A modern web interface for managing downloads, browsing cache, and configuring settings.

Starting the Server

# Start with default settings (port 8080)
hfdownloader serve

# Custom port and address
hfdownloader serve --port 9000 --addr 0.0.0.0

# With authentication
hfdownloader serve --auth-user admin --auth-pass secret

# Custom CORS origins
hfdownloader serve --cors "http://localhost:3000,https://myapp.com"

Features

  • Download Queue: Start, pause, resume, and cancel downloads
  • Real-time Progress: WebSocket-powered live updates
  • Cache Browser: View and manage downloaded models/datasets
  • Mirror Management: Configure targets and sync operations
  • Settings: Configure all download options via UI

API Endpoints

See API.md for the complete REST API documentation.


Cache Management Commands

List Downloaded Repos

# List all repos in cache (from manifests)
hfdownloader list

# Scan cache structure (for repos without manifests)
hfdownloader list --scan

# Filter by type
hfdownloader list --type model
hfdownloader list --type dataset

# Sort options
hfdownloader list --sort size   # Largest first
hfdownloader list --sort date   # Newest first
hfdownloader list --sort name   # Alphabetical

# JSON output
hfdownloader list --json

Repository Info

# Get detailed info about a cached repo
hfdownloader info meta-llama/Llama-2-7b

# JSON output
hfdownloader info meta-llama/Llama-2-7b --json

Rebuild Cache

# Rebuild friendly view symlinks
hfdownloader rebuild

# Rebuild for specific repo
hfdownloader rebuild meta-llama/Llama-2-7b

Upgrade Guide

From v2.x to v3.0

  1. Default behavior changed: v3.0 uses HF cache structure by default
  2. Legacy mode available: Use --legacy for v2.x flat directory structure
  3. Output flag deprecated: --output now requires --legacy
# v2.x behavior (flat structure)
hfdownloader download meta-llama/Llama-2-7b --legacy -o ./my-models

# v3.0 behavior (HF cache structure)
hfdownloader download meta-llama/Llama-2-7b

Migration

Existing downloads in v2.x format will continue to work.

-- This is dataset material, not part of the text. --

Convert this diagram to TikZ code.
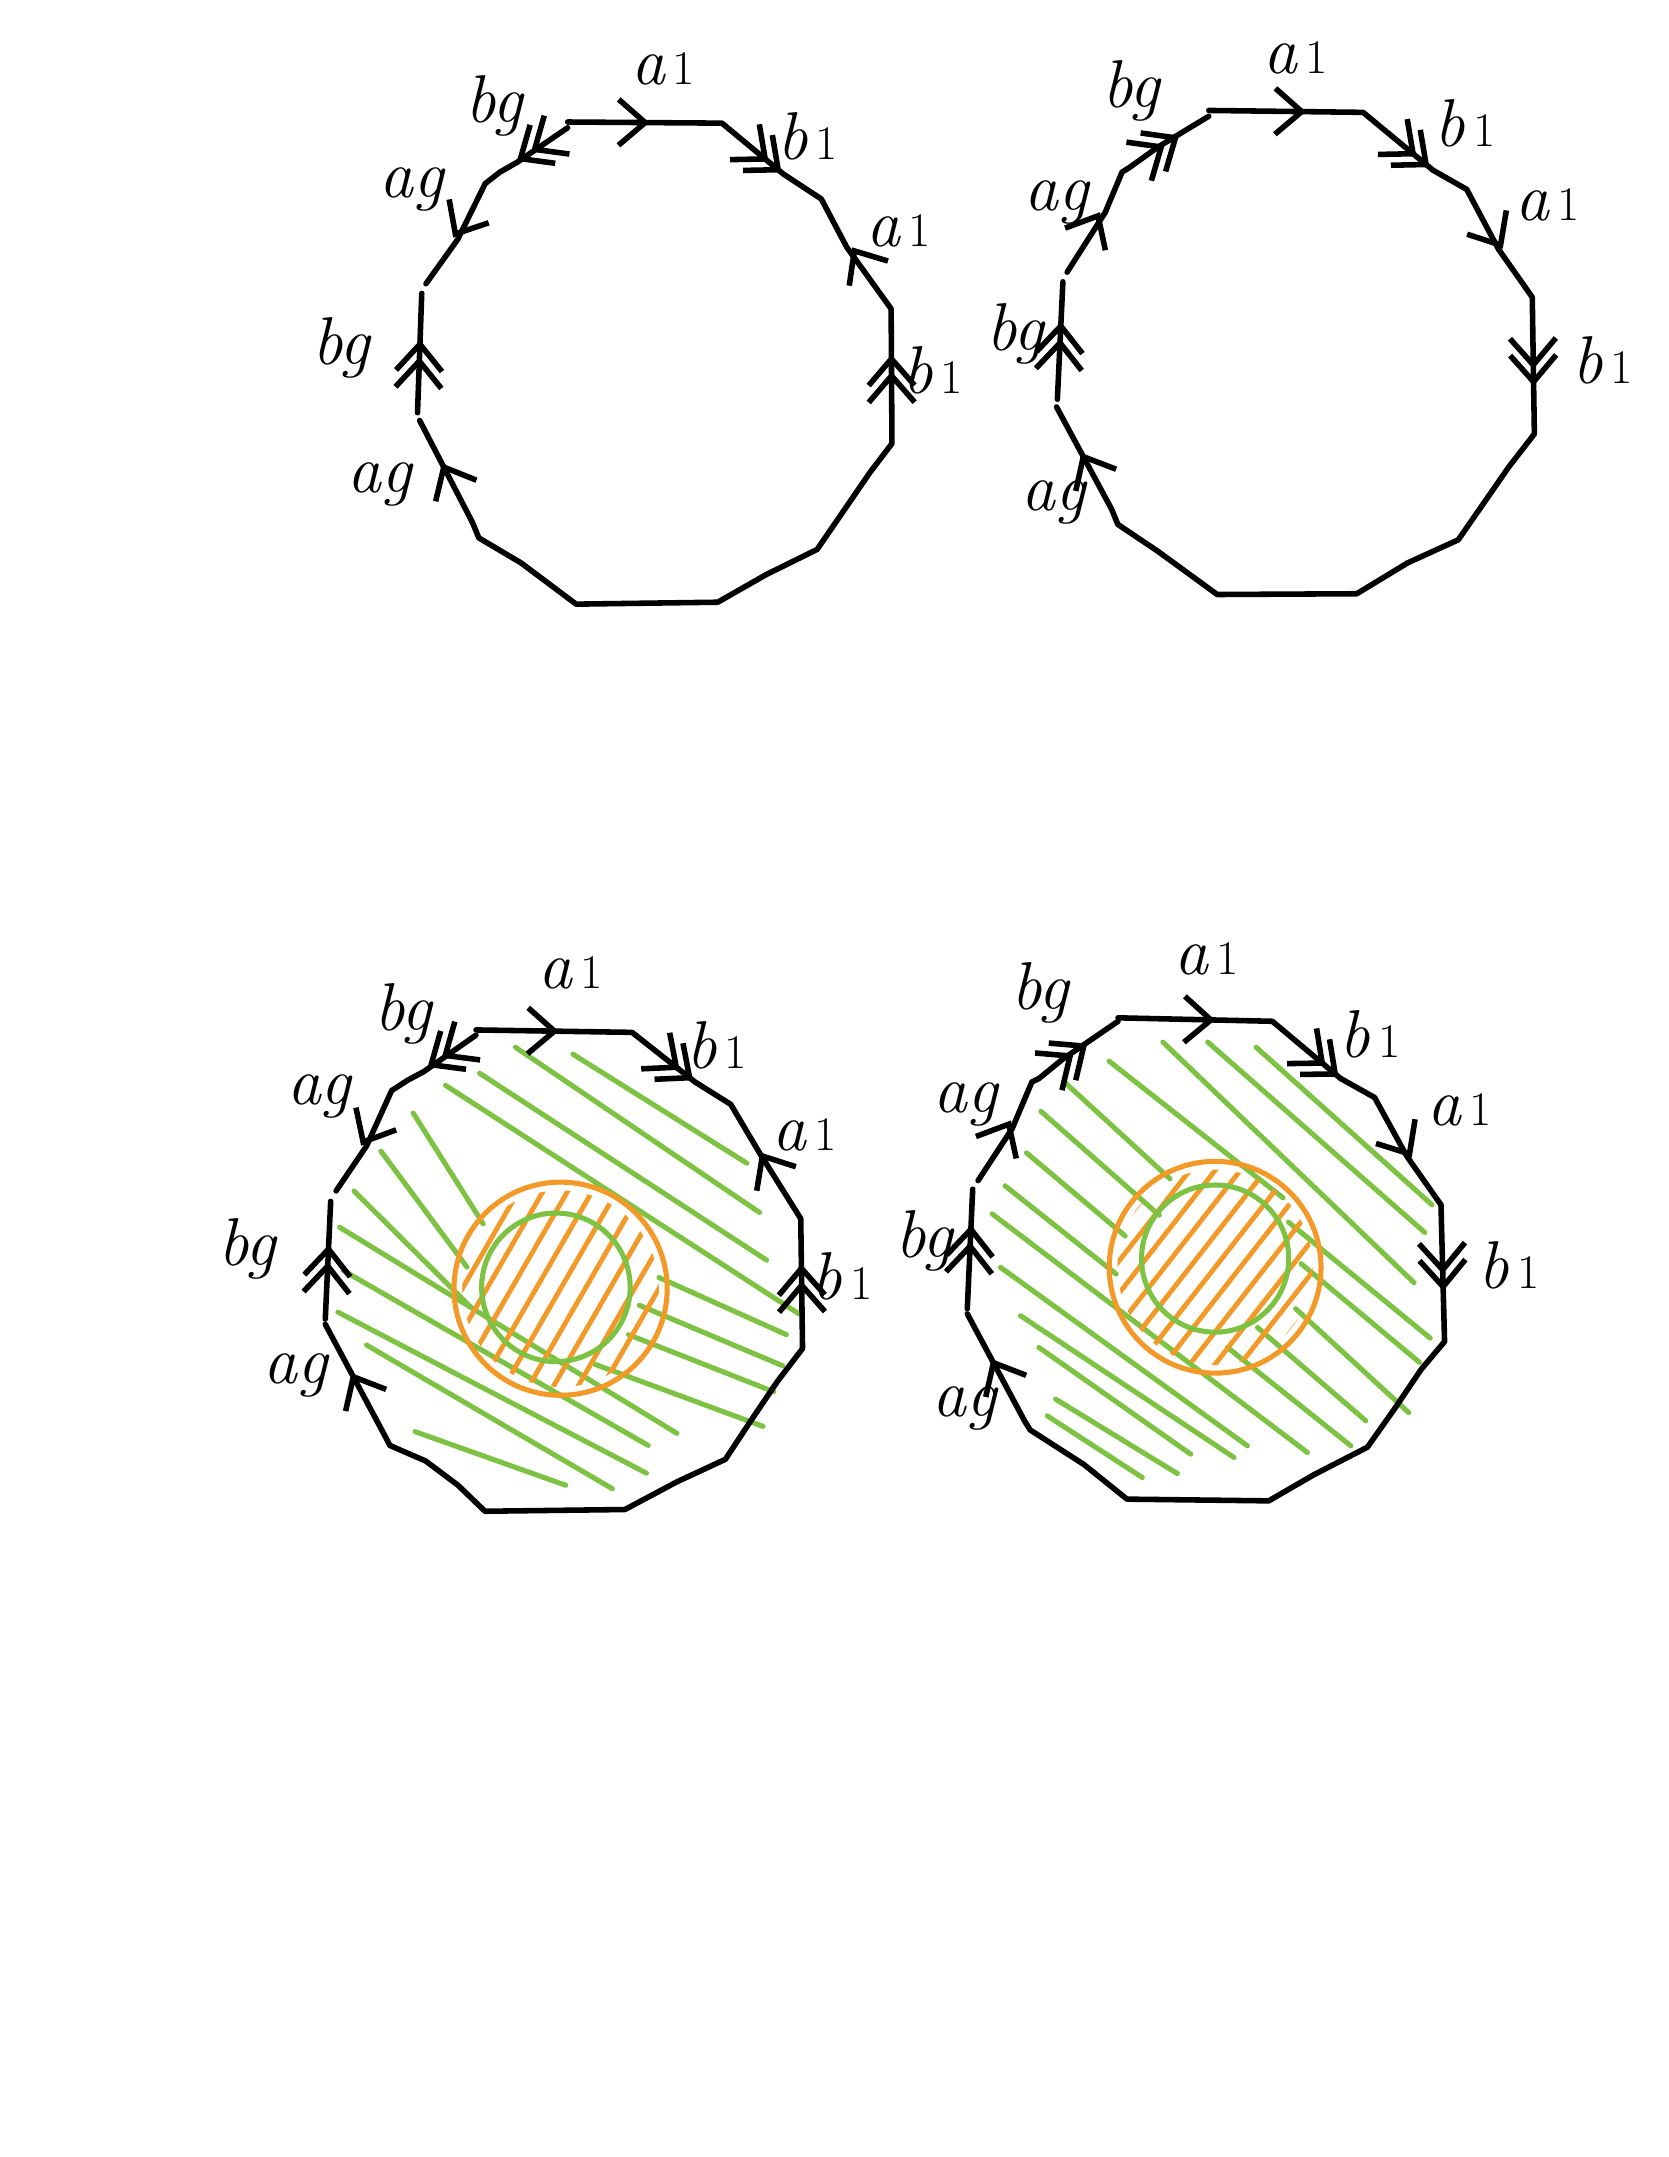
\documentclass[tikz,border=0pt]{standalone}
\usetikzlibrary{arrows.meta,decorations.markings,calc}
\definecolor{hgreen}{RGB}{125,194,66}
\definecolor{horange}{RGB}{242,153,40}
\newcommand\lone{{\upshape\fontsize{20}{20}\selectfont\,1}}
\tikzset{
  cb/.tip={Straight Barb[length=11pt,width=19pt]},
  edge/.style={line width=2.3pt, line cap=round, line join=round},
  mk/.style={line width=2.3pt, line cap=round, line join=round, postaction={decorate}},
  sgl/.style={mk, decoration={markings, mark=at position #1 with {\arrow{cb}}}},
  dbl/.style={mk, decoration={markings, mark=at position #1 with {\arrow{cb}\pgftransformxshift{-7pt}\arrow{cb}}}},
  gline/.style={hgreen, line width=2.1pt, line cap=round},
  oline/.style={horange, line width=2pt, line cap=round},
  ocirc/.style={horange, line width=2.1pt},
  gcirc/.style={hgreen, line width=2.1pt},
  lab/.style={font=\fontsize{28}{28}\selectfont\itshape, inner sep=0pt}
}
\begin{document}
\begin{tikzpicture}[x=0.02cm,y=-0.02cm]
\useasboundingbox (0,0) rectangle (1213,1568);
\fill[white] (0,0) rectangle (1213,1568);

% ---------------- P1 (top-left) ----------------
\begin{scope}[shift={(203.6,14.5)},x=0.006154cm,y=-0.005594cm]
\draw[edge] (680,265)--(1045,268)--(1190,400)--(1280,465)--(1340,590)--(1445,750)--(1447,1100)--(1395,1175)--(1270,1375)--(1150,1440)--(1035,1512)--(700,1517)--(570,1410)--(470,1345)--(455,1305)--(330,1040);
\draw[edge] (325,1020)--(335,710);
\draw[edge] (345,685)--(420,570)--(485,425)--(520,395)--(560,370)--(680,280);
\path[sgl=0.53] (680,265)--(1045,268);
\path[dbl=0.97] (1045,268)--(1190,400);
\path[sgl=0.56] (1445,750)--(1280,465);
\path[dbl=0.66] (1447,1100)--(1445,750);
\path[dbl=0.61] (325,1020)--(335,710);
\path[sgl=0.54] (485,425)--(345,685);
\path[dbl=0.75] (680,280)--(520,395);
\path[sgl=0.58] (455,1305)--(330,1040);
\end{scope}

% ---------------- P2 (top-right) ----------------
\begin{scope}[shift={(712.7,14.5)},x=0.006154cm,y=-0.005594cm]
\draw[edge] (540,235)--(905,240)--(1070,390)--(1150,440)--(1225,595)--(1305,720)--(1310,1075)--(1250,1160)--(1130,1350)--(1010,1410)--(890,1490)--(560,1492)--(420,1380)--(325,1310)--(310,1270)--(180,1005);
\draw[edge] (182,985)--(195,680);
\draw[edge] (205,655)--(295,500)--(335,395)--(350,385)--(420,330)--(540,250);
\path[sgl=0.63] (540,235)--(905,240);
\path[dbl=0.95] (905,240)--(1070,390);
\path[sgl=0.55] (1150,440)--(1305,720);
\path[dbl=0.65] (1305,720)--(1310,1075);
\path[dbl=0.66] (182,985)--(195,680);
\path[sgl=0.6] (205,655)--(335,395);
\path[dbl=0.63] (350,385)--(540,250);
\path[sgl=0.55] (310,1270)--(180,1005);
\end{scope}

% ---------------- P3 (bottom-left) ----------------
\coordinate (c3o) at (407.5,936.8);
\coordinate (c3g) at (404.1,935.8);
\begin{scope}[shift={(218.2,727.3)},x=0.005222cm,y=-0.005036cm]
\draw[gline] (600,135)--(1280,612);
\draw[gline] (760,155)--(1245,470);
\draw[gline] (500,210)--(1300,750);
\draw[gline] (405,245)--(1390,905);
\draw[gline] (315,325)--(510,645);
\draw[gline] (225,435)--(465,770);
\draw[gline] (150,550)--(475,885);
\draw[gline] (110,655)--(1050,1250);
\draw[gline] (120,780)--(970,1285);
\draw[gline] (105,900)--(965,1365);
\draw[gline] (185,995)--(870,1410);
\draw[gline] (320,1245)--(740,1400);
\draw[gline] (1000,800)--(1355,965);
\draw[gline] (945,880)--(1345,1055);
\draw[gline] (915,965)--(1320,1130);
\draw[gline] (820,1050)--(1290,1230);
\end{scope}
\begin{scope}
\clip (c3o) circle[radius=1.43cm];
\foreach \k in {-5,...,5} {
  \draw[oline] ($(c3o)+({\k*13.4-45},{\k*7.75+77.94})$) -- ++(90,-155.88);
}
\end{scope}
\draw[ocirc] (c3o) circle[radius=1.55cm];
\draw[gcirc] (c3g) circle[radius=1.08cm];
\begin{scope}[shift={(218.2,727.3)},x=0.005222cm,y=-0.005036cm]
\draw[edge] (490,85)--(925,92)--(1100,235)--(1200,300)--(1280,440)--(1395,630)--(1400,1005)--(1330,1100)--(1255,1215)--(1185,1325)--(1050,1390)--(905,1470)--(515,1475)--(440,1400)--(350,1330)--(250,1285)--(235,1255)--(70,935);
\draw[edge] (70,920)--(85,580);
\draw[edge] (100,550)--(185,420)--(255,260)--(300,230)--(345,205)--(490,100);
\path[sgl=0.53] (490,85)--(925,92);
\path[dbl=0.97] (925,92)--(1100,235);
\path[sgl=0.58] (1395,630)--(1200,300);
\path[dbl=0.65] (1400,1005)--(1395,630);
\path[dbl=0.63] (70,920)--(85,580);
\path[sgl=0.55] (255,260)--(100,550);
\path[dbl=0.71] (490,100)--(300,230);
\path[sgl=0.56] (235,1255)--(70,935);
\end{scope}

% ---------------- P4 (bottom-right) ----------------
\coordinate (c4o) at (883.3,921.2);
\coordinate (c4g) at (883.3,914.9);
\begin{scope}[shift={(683.6,727.3)},x=0.005222cm,y=-0.005036cm]
\draw[gline] (880,135)--(1370,590);
\draw[gline] (745,120)--(1350,670);
\draw[gline] (620,120)--(1320,815);
\draw[gline] (470,175)--(955,570);
\draw[gline] (345,235)--(640,515);
\draw[gline] (280,320)--(610,620);
\draw[gline] (240,440)--(515,680);
\draw[gline] (180,535)--(490,790);
\draw[gline] (970,640)--(1365,975);
\draw[gline] (1005,760)--(1335,1045);
\draw[gline] (990,890)--(1305,1190);
\end{scope}
\begin{scope}[shift={(698.2,858.2)},x=0.004848cm,y=-0.004848cm]
\draw[gline] (95,100)--(1040,815);
\draw[gline] (120,260)--(860,795);
\draw[gline] (180,405)--(820,830);
\draw[gline] (235,500)--(690,820);
\draw[gline] (285,655)--(650,878);
\draw[gline] (260,705)--(545,890);
\draw[gline] (800,500)--(1170,795);
\draw[gline] (890,440)--(1215,720);
\end{scope}
\begin{scope}
\clip (c4o) circle[radius=1.42cm];
\foreach \k in {-6,...,6} {
  \draw[oline] ($(c4o)+({\k*11.4-55.4},{\k*8.9+70.9})$) -- ++(110.8,-141.8);
}
\end{scope}
\draw[ocirc] (c4o) circle[radius=1.54cm];
\draw[gcirc] (c4g) circle[radius=1.07cm];
\begin{scope}[shift={(683.6,727.3)},x=0.005222cm,y=-0.005036cm]
\draw[edge] (495,50)--(925,60)--(1115,225)--(1210,280)--(1300,450)--(1395,590)--(1405,985)--(1340,1065)--(1265,1180)--(1190,1290)--(1040,1370)--(915,1445)--(520,1440)--(400,1340)--(250,1240)--(235,1215)--(75,905);
\draw[edge] (75,890)--(90,545);
\draw[edge] (105,520)--(200,370)--(255,235)--(275,225)--(340,170)--(495,60);
\path[sgl=0.63] (495,50)--(925,60);
\path[dbl=0.97] (925,60)--(1115,225);
\path[sgl=0.56] (1210,280)--(1395,590);
\path[dbl=0.63] (1395,590)--(1405,985);
\path[dbl=0.7] (75,890)--(90,545);
\path[sgl=0.61] (105,520)--(255,235);
\path[dbl=0.61] (275,225)--(495,60);
\path[sgl=0.58] (235,1215)--(75,905);
\end{scope}

% ---------------- labels ----------------
\node[lab] (l1a) at (482,50) {a\lone};
\node[lab] (l1b) at (359,77) {bg};
\node[lab] (l1c) at (587,99) {b\lone};
\node[lab] (l1d) at (299,138) {ag};
\node[lab] (l1e) at (653,168) {a\lone};
\node[lab] (l1f) at (248,253) {bg};
\node[lab] (l1g) at (678,269) {b\lone};
\node[lab] (l1h) at (276,352) {ag};

\node[lab] (l2a) at (942,42) {a\lone};
\node[lab] (l2b) at (822,66) {bg};
\node[lab] (l2c) at (1065,90) {b\lone};
\node[lab] (l2d) at (768,147) {ag};
\node[lab] (l2e) at (1125,149) {a\lone};
\node[lab] (l2f) at (738,243) {bg};
\node[lab] (l2g) at (1165,262) {b\lone};
\node[lab] (l2h) at (766,365) {ag};

\node[lab] (l3a) at (415,707) {a\lone};
\node[lab] (l3b) at (293,737) {bg};
\node[lab] (l3c) at (521,760) {b\lone};
\node[lab] (l3d) at (232,797) {ag};
\node[lab] (l3e) at (585,825) {a\lone};
\node[lab] (l3f) at (180,908) {bg};
\node[lab] (l3g) at (612,928) {b\lone};
\node[lab] (l3h) at (215,1000) {ag};

\node[lab] (l4a) at (877,697) {a\lone};
\node[lab] (l4b) at (756,722) {bg};
\node[lab] (l4c) at (996,752) {b\lone};
\node[lab] (l4d) at (702,803) {ag};
\node[lab] (l4e) at (1061,807) {a\lone};
\node[lab] (l4f) at (672,902) {bg};
\node[lab] (l4g) at (1097,920) {b\lone};
\node[lab] (l4h) at (701,1024) {ag};
\end{tikzpicture}
\end{document}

To migrate to the new cache structure:

  1. Re-download models with v3.0 (they'll use HF cache)
  2. Or manually move files and run hfdownloader rebuild

Configuration Reference

Complete Config File Example

# ~/.config/hfdownloader.yaml

# Authentication
token: hf_xxxxxxxxxxxxxxxxxxxxx

# Download settings
connections: 8           # Concurrent connections per file
max-active: 3           # Max files downloading at once
multipart-threshold: 32MiB
verify: size            # none, size, etag, sha256
retries: 4
backoff-initial: 400ms
backoff-max: 10s

# Custom endpoint (e.g., mirror)
endpoint: https://hf-mirror.com

# Proxy configuration
proxy:
  url: http://proxy.corp.com:8080
  username: myuser
  password: mypassword
  no_proxy: localhost,.internal.com
  no_env_proxy: false
  insecure_skip_verify: false

Document Version: 3.0.0 Last Updated: January 2025